The price for front-month gas at the Dutch Title Transfer Facility (TTF) surged by about 30% on Wednesday, 9 August, surpassing $12 per million British thermal units (MMBtu) on news of potential LNG facility strikes in Australia.

The potential strike would be led by Australian workers at Chevron and Woodside Energy Group, which may interrupt four LNG facilities.

Any such strike could disrupt about half of Australia’s LNG export capacity and cause many Asian buyers to look elsewhere for their cargoes.

China and Japan purchased about 26 million tonnes of Australian LNG combined, more than 60% of the country’s exports in the first half of 2023.

This price surge reflects the likelihood of the strike materializing, impacting LNG supplies during the ongoing heatwaves, despite the ample gas inventories in Europe.

On the other hand, there has been a rise in Asian LNG prices, leading to increased competition for marginal cargoes between regions.

Looking ahead, we expect the bullish outlook for gas prices to continue with fewer LNG imports to Europe, planned maintenance for Norwegian pipelines and continued heatwaves in multiple regions globally.

Europe

Throughout the second week of August, the flow of Russian pipeline gas into the European Union (EU) will likely average 96 million cubic meters per day (MMcmd).

Notably, gas flows through the TurkStream entry point in Bulgaria increased, averaging 52 MMcmd, up from the previous week's 48 MMcmd.

Additionally, Norwegian pipeline flows on 8 August reached a total of 332.5 MMcmd, marking a 9% weekly increase caused by unplanned maintenance at the Troll field.

More large-scale planned maintenance will be conducted from late August, which could support TTF gas prices.

European storage facilities were 87% full as of 6 August.

This trajectory of increasing storage positions Europe well to surpass the mandatory target of 90% full, which is set to take effect from 1 November, with months to spare.

Going forward, the prospect of European storage reaching capacity presents the possibility of increased utilization of Ukrainian storage facilities, which are now only 26% full.

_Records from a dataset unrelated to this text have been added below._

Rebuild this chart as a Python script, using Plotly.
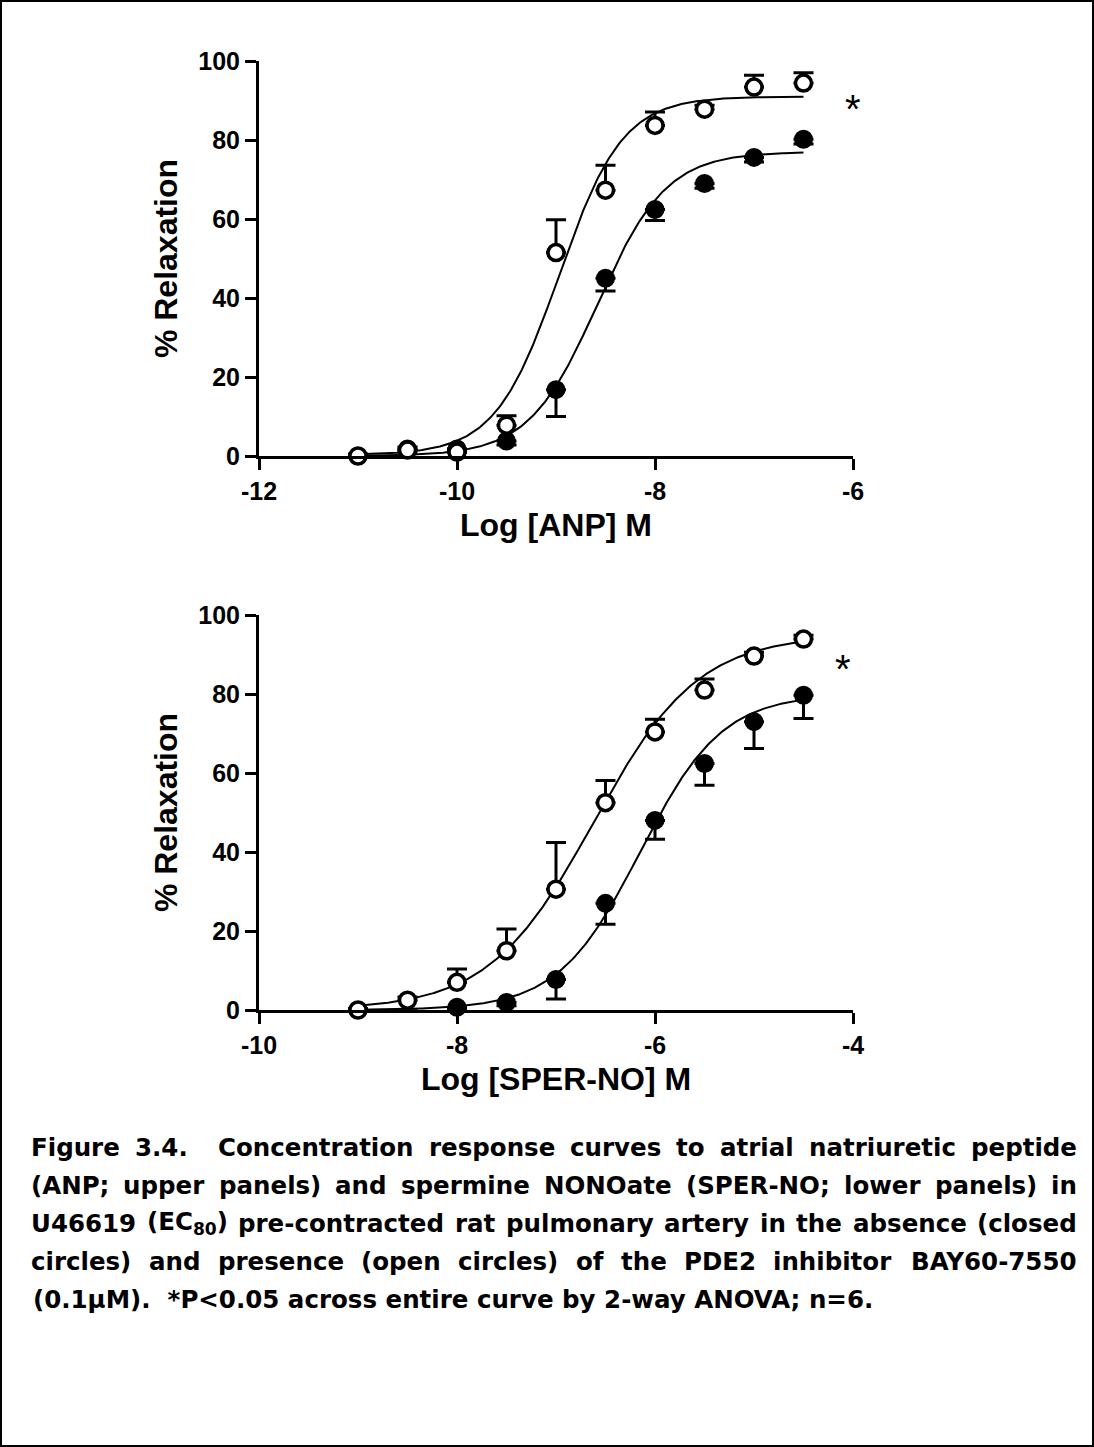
import re
import numpy as np
import plotly.graph_objects as go

# ---------------- data ----------------
# Upper panel: ANP
anp_x = [-11, -10.5, -10, -9.5, -9, -8.5, -8, -7.5, -7, -6.5]
anp_closed = [-0.4, 1.8, 1.8, 3.8, 16.8, 45.0, 62.4, 69.0, 75.6, 80.2]
anp_closed_sem = [0.5, 0.8, 0.8, 1.0, 6.8, 3.2, 2.8, 1.2, 1.2, 1.2]
anp_open = [0.0, 1.5, 1.0, 7.8, 51.5, 67.3, 83.7, 87.8, 93.4, 94.4]
anp_open_sem = [0.5, 0.8, 0.8, 2.4, 8.3, 6.3, 3.4, 1.0, 3.0, 2.6]
# fitted sigmoid (4-parameter logistic) parameters: bottom, top, logEC50, hill
anp_closed_fit = dict(bottom=0.0, top=77.0, logec50=-8.58, hill=1.25)
anp_open_fit = dict(bottom=0.3, top=91.0, logec50=-8.97, hill=1.35)

# Lower panel: SPER-NO
sper_x = [-9, -8.5, -8, -7.5, -7, -6.5, -6, -5.5, -5, -4.5]
sper_closed = [-0.3, -0.2, 0.7, 1.9, 7.7, 27.0, 48.0, 62.4, 73.0, 79.7]
sper_closed_sem = [0.4, 0.5, 0.6, 0.8, 4.9, 5.3, 4.8, 5.5, 6.8, 5.9]
sper_open = [0.0, 2.5, 7.0, 15.0, 30.6, 52.5, 70.4, 81.0, 89.6, 93.9]
sper_open_sem = [0.4, 0.8, 3.4, 5.5, 11.8, 5.6, 3.2, 2.8, 1.0, 1.0]
sper_closed_fit = dict(bottom=0.0, top=80.0, logec50=-6.15, hill=1.05)
sper_open_fit = dict(bottom=0.0, top=95.0, logec50=-6.62, hill=0.82)

anp_ticks = [-12, -10, -8, -6]
anp_ticklabels = ["-12", "-10", "-8", "-6"]
sper_ticks = [-10, -8, -6, -4]
sper_ticklabels = ["-10", "-8", "-6", "-4"]
y_ticks = [0, 20, 40, 60, 80, 100]
y_ticklabels = ["0", "20", "40", "60", "80", "100"]

caption_lines = [
    "Figure 3.4.  Concentration response curves to atrial natriuretic peptide",
    "(ANP; upper panels) and spermine NONOate (SPER-NO; lower panels) in",
    "U46619 (EC<sub>80</sub>) pre-contracted rat pulmonary artery in the absence (closed",
    "circles) and presence (open circles) of the PDE2 inhibitor BAY60-7550",
    "(0.1µM).  *P<0.05 across entire curve by 2-way ANOVA; n=6.",
]

# ---------------- helpers ----------------
W, H = 1094, 1447


def px_x(p):
    return p / W


def px_y(p):
    return 1 - p / H


def logistic(xs, p):
    xs = np.asarray(xs)
    return p["bottom"] + (p["top"] - p["bottom"]) / (1 + 10 ** ((p["logec50"] - xs) * p["hill"]))


# approximate advance widths (em) of DejaVu Sans Bold, used only to justify caption lines
DJB = {' ': 0.348, 'a': 0.675, 'b': 0.716, 'c': 0.593, 'd': 0.716, 'e': 0.678, 'f': 0.435,
       'g': 0.716, 'h': 0.712, 'i': 0.343, 'j': 0.343, 'k': 0.665, 'l': 0.343, 'm': 1.042,
       'n': 0.712, 'o': 0.687, 'p': 0.716, 'q': 0.716, 'r': 0.493, 's': 0.595, 't': 0.478,
       'u': 0.712, 'v': 0.652, 'w': 0.920, 'x': 0.642, 'y': 0.652, 'z': 0.582,
       'A': 0.774, 'B': 0.762, 'C': 0.734, 'D': 0.830, 'E': 0.683, 'F': 0.683, 'G': 0.821,
       'H': 0.837, 'I': 0.372, 'J': 0.372, 'K': 0.775, 'L': 0.637, 'M': 0.995, 'N': 0.837,
       'O': 0.850, 'P': 0.733, 'Q': 0.850, 'R': 0.770, 'S': 0.720, 'T': 0.682, 'U': 0.812,
       'V': 0.774, 'W': 1.103, 'X': 0.762, 'Y': 0.724, 'Z': 0.691,
       '(': 0.457, ')': 0.457, '.': 0.380, ',': 0.380, ';': 0.400, ':': 0.400, '-': 0.415,
       '*': 0.500, '<': 0.838, '=': 0.838, 'µ': 0.712}
for d in "0123456789":
    DJB[d] = 0.696


def word_width(word, size):
    total = 0.0
    for part, is_sub in [(m.group(1) or m.group(2), m.group(2) is not None)
                         for m in re.finditer(r"([^<]+)|<sub>([^<]*)</sub>", word)]:
        s = size * (0.7 if is_sub else 1.0)
        total += sum(DJB.get(ch, 0.65) for ch in part) * s
    return total


fig = go.Figure()

AX_FONT = "Liberation Sans, Arial, sans-serif"


def add_panel(xs, closed, closed_sem, opened, opened_sem, fit_c, fit_o, xname, yname):
    xx = np.linspace(min(xs), max(xs), 300)
    for fit in (fit_c, fit_o):
        fig.add_trace(go.Scatter(x=xx, y=logistic(xx, fit), mode="lines",
                                 line=dict(color="black", width=2),
                                 xaxis=xname, yaxis=yname, showlegend=False,
                                 cliponaxis=False, hoverinfo="skip"))
    # closed circles: error bars downward
    fig.add_trace(go.Scatter(
        x=xs, y=closed, mode="markers", xaxis=xname, yaxis=yname, showlegend=False,
        marker=dict(symbol="circle", size=17, color="black", line=dict(color="black", width=2)),
        error_y=dict(type="data", symmetric=False, array=[0] * len(xs), arrayminus=closed_sem,
                     color="black", thickness=3, width=10),
        cliponaxis=False))
    # open circles: error bars upward
    fig.add_trace(go.Scatter(
        x=xs, y=opened, mode="markers", xaxis=xname, yaxis=yname, showlegend=False,
        marker=dict(symbol="circle", size=16, color="white", line=dict(color="black", width=3.5)),
        error_y=dict(type="data", symmetric=False, array=opened_sem, arrayminus=[0] * len(xs),
                     color="black", thickness=3, width=10),
        cliponaxis=False))


add_panel(anp_x, anp_closed, anp_closed_sem, anp_open, anp_open_sem,
          anp_closed_fit, anp_open_fit, "x", "y")
add_panel(sper_x, sper_closed, sper_closed_sem, sper_open, sper_open_sem,
          sper_closed_fit, sper_open_fit, "x2", "y2")

axis_common = dict(showgrid=False, zeroline=False, showline=True, linecolor="black",
                   linewidth=3, ticks="outside", ticklen=11, tickwidth=3, tickcolor="black",
                   tickfont=dict(family=AX_FONT, size=25, color="black", weight="bold"),
                   automargin=False)

title_font = dict(family=AX_FONT, size=32, color="black", weight="bold")

fig.update_layout(
    width=W, height=H, margin=dict(l=0, r=0, t=0, b=0),
    plot_bgcolor="white", paper_bgcolor="white", showlegend=False,
    xaxis=dict(domain=[px_x(259), px_x(853)], range=[-12, -6], tickvals=anp_ticks,
               ticktext=anp_ticklabels, anchor="y",
               title=dict(text="Log [ANP] M", font=title_font, standoff=10), **axis_common),
    yaxis=dict(domain=[px_y(456), px_y(61)], range=[0, 100], tickvals=y_ticks,
               ticktext=y_ticklabels, anchor="x",
               title=dict(text="% Relaxation", font=title_font, standoff=12), **axis_common),
    xaxis2=dict(domain=[px_x(259), px_x(853)], range=[-10, -4], tickvals=sper_ticks,
                ticktext=sper_ticklabels, anchor="y2",
                title=dict(text="Log [SPER-NO] M", font=title_font, standoff=10), **axis_common),
    yaxis2=dict(domain=[px_y(1010), px_y(615)], range=[0, 100], tickvals=y_ticks,
                ticktext=y_ticklabels, anchor="x2",
                title=dict(text="% Relaxation", font=title_font, standoff=12), **axis_common),
)

annotations = [
    dict(text="*", x=px_x(853), y=px_y(109), xref="paper", yref="paper", showarrow=False,
         font=dict(family=AX_FONT, size=40, color="black"), xanchor="center", yanchor="middle"),
    dict(text="*", x=px_x(843), y=px_y(669), xref="paper", yref="paper", showarrow=False,
         font=dict(family=AX_FONT, size=40, color="black"), xanchor="center", yanchor="middle"),
]

CAP_SIZE = 24.5
CAP_FONT = dict(family="DejaVu Sans, sans-serif", size=CAP_SIZE, color="black", weight="bold")
CAP_LEFT, CAP_RIGHT = 31, 1077
cap_y = [1147, 1185, 1223, 1261, 1299]

for i, (line, yy) in enumerate(zip(caption_lines, cap_y)):
    if i == len(caption_lines) - 1:
        annotations.append(dict(text=line, x=px_x(CAP_LEFT), y=px_y(yy), xref="paper",
                                yref="paper", showarrow=False, xanchor="left",
                                yanchor="middle", font=CAP_FONT))
        continue
    # justified line: place each word separately
    tokens = re.split(r"( +)", line)
    words = tokens[0::2]
    gaps = [len(g) for g in tokens[1::2]]
    widths = [word_width(w, CAP_SIZE) for w in words]
    n_sp = sum(gaps)
    extra = (CAP_RIGHT - CAP_LEFT - sum(widths)) / n_sp
    xpos = CAP_LEFT
    for k, (w, wd) in enumerate(zip(words, widths)):
        annotations.append(dict(text=w, x=px_x(xpos + wd / 2), y=px_y(yy), xref="paper",
                                yref="paper", showarrow=False, xanchor="center",
                                yanchor="middle", font=CAP_FONT))
        if k < len(gaps):
            xpos += wd + gaps[k] * extra

fig.update_layout(annotations=annotations)

fig.add_shape(type="rect", xref="paper", yref="paper",
              x0=px_x(1), x1=px_x(1093), y0=px_y(1446), y1=px_y(1),
              line=dict(color="black", width=2), fillcolor="rgba(0,0,0,0)")

fig.write_html("out.html", config={"displayModeBar": False},
               post_script="document.body.style.margin='0';")
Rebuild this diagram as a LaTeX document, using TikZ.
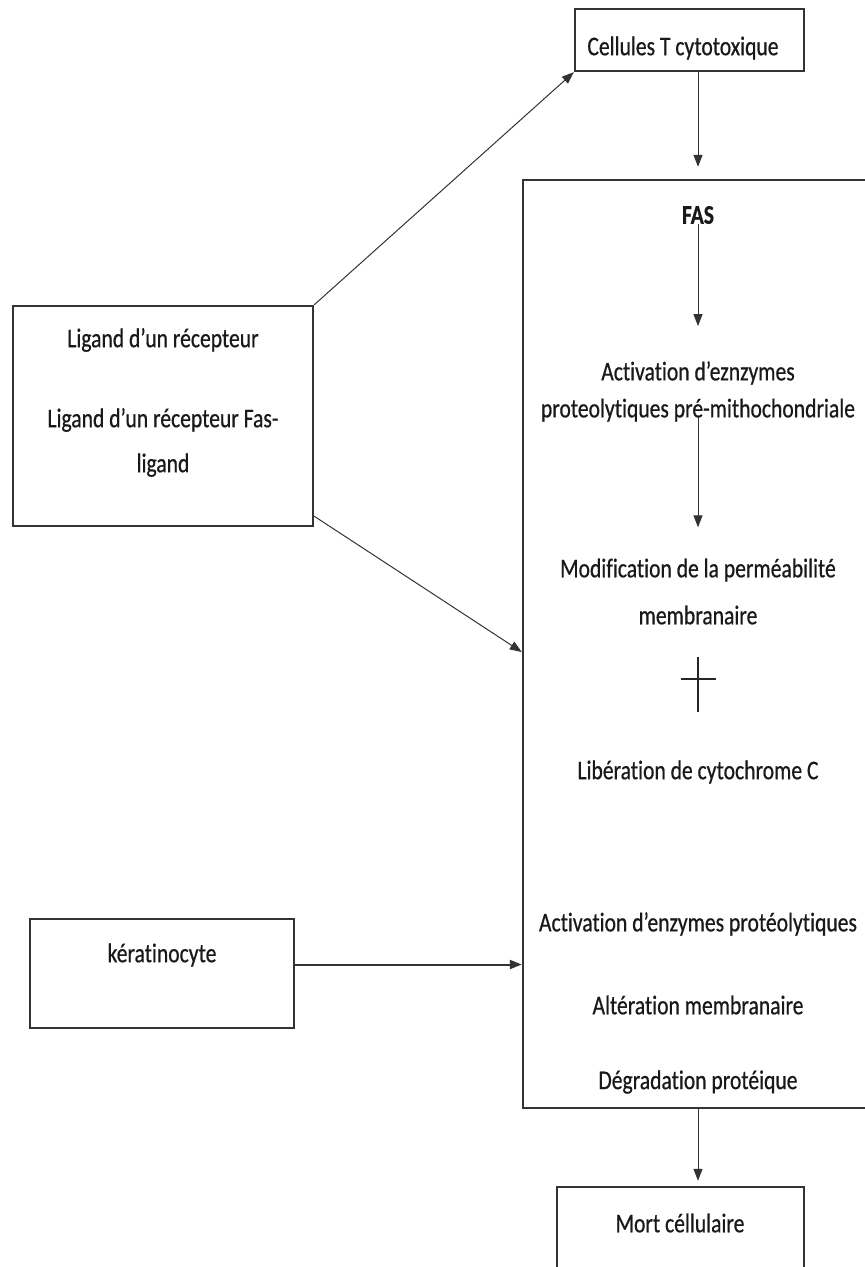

In recent years, Ukraine’s transmission system operator GTSOU has explored reversing pipeline flows to Ukraine.

During the Covid-19 pandemic, when European gas demand was muted, traders used some spare capacity in Ukrainian facilities to store gas.

With EU storage facilities at ample levels, reverse flows to Ukraine had climbed to about 460 million cubic meters (MMcm) as of July 2023, the highest level since January 2022, with Hungary tripling its gas flows to Ukraine at 260 MMcm for a single month.

Gas flows from Slovakia to Ukraine via the Budince entry point have also jumped from zero to 17 MMcmd since 1 August 2023.

It is worth noting, however, that most reverse flows to Ukraine in 2020 were either consumed locally or carried onward rather than being re-delivered to the EU market.

Additionally, the economics and feasibility of large-scale reverse flows from the EU to Ukraine are unclear.

Asia

Total LNG inventory in Japan may have fallen below last year’s due to more robust power demand.

However, this is partially offset by muted demand from city gas utilities and additional availability of nuclear capacity.

We estimate the total LNG inventory in Japan at approximately 5.3 million tonnes as of July 2023 compared to 5.28 million tonnes at the end of July last year.

According to an update from Japan’s Ministry of Economy, Trade & Industry, major Japanese power utilities held 1.87 million tonnes on 6 August compared with 1.9 million tonnes in late July and 2.08 million tonnes on average for the same period from 2017 to 2021.

Japan currently has approximately 5 gigawatts of additional baseload nuclear capacity compared to last year, which is likely to limit the use of coal in the power mix amid an ongoing heatwave.

According to the General Administration of Customs, mainland China saw steeper declines in both imports and exports in July than the market had expected, showing -12.4% and -14.5% year-over-year changes, respectively.

This deepening drop in trade further exacerbates worries about the growth outlook for the globe's second-largest economy.

The estimated increase in gas demand in response to the present gas price situation still needs to be assessed, leading to a weakening of the foundational aspects for the remainder of this year.

US

Henry Hub gas price rallied on 7 August to over $2.7 after the front-month prices tanked around 5% to $2.48 per MMBtu on 2 August.

This jump is primarily attributed to the increased demand estimate in power demand due to a heatwave in the US southwest and the recovery of feedgas supply to Cove Point LNG due to a pipeline force majeure.

However, this week's consistently high production level of over 100 billion cubic feet (Bcf) per day is still constraining price gains.

US storage showed around 14 Bcf of net injections for the week ending 28 July, slightly less than the 16 Bcf in the preceding week.